# visa cancellation - dubai



## mike.jeffry (Jun 16, 2010)

i have sponsered my mother here 6 moths back , she left a month back to india, now the problem is i cannot cancel my visa without cancelling her visa. when i checked with immigiration the options are like either i have to bring my mothers original passport here or she has to stay away from the country for 180 days + so that it gets cancelled automatically....

can anyone kind enough to advise if there is anyway out to cancel her visa wihtout getting the passport so that i can also cancel mine as i have a better offer in hand....


----------



## katiepotato (Apr 29, 2008)

Short answer - no, you cannot cancel a residence visa without the passport of the sponsored person. Your mother does not need to be present in person, so if you need this done quickly I suggest you ask her to courier the passport to you so you can do the cancellation.


----------



## bonk (Jun 13, 2008)

mike.jeffry said:


> i have sponsered my mother here 6 moths back , she left a month back to india, now the problem is i cannot cancel my visa without cancelling her visa. when i checked with immigiration the options are like either i have to bring my mothers original passport here or she has to stay away from the country for 180 days + so that it gets cancelled automatically....
> 
> can anyone kind enough to advise if there is anyway out to cancel her visa wihtout getting the passport so that i can also cancel mine as i have a better offer in hand....

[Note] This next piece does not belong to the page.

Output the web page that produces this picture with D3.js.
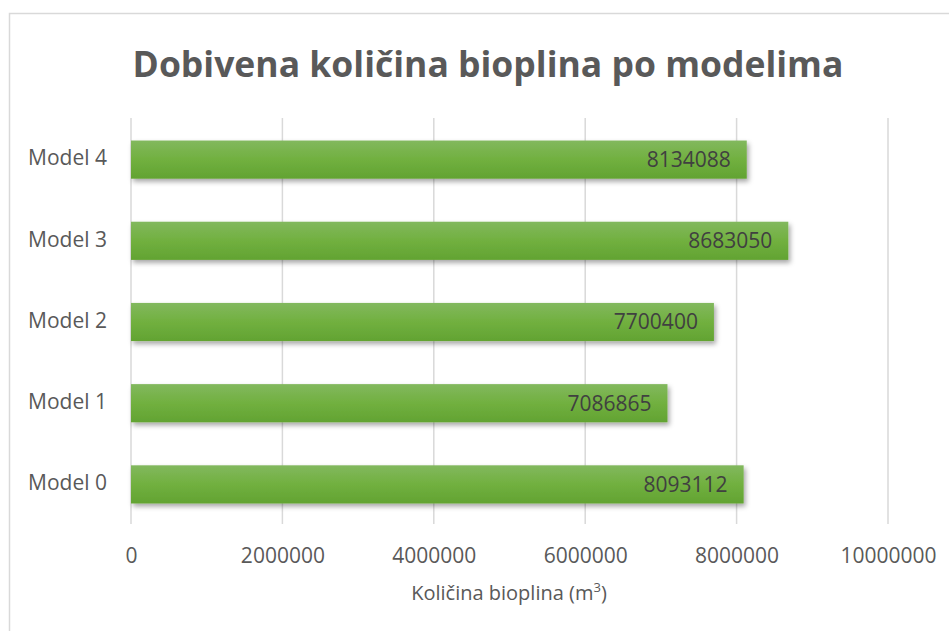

As far as I know, the 180 day absence results in the visa becoming invalid or expired. It's not cancelled - that still has to be done before the person can apply for a new visa. However, it can then be done with a copy of the person's passport rather than the original.

You could try contacting immigration again to speak to someone else and get a different answer. You could also try going there with copy of passport, and proof that your mother has left the UAE. Sometimes rules in the UAE turn out to be more flexible when you present yourself in person and ask for help. But not always .


----------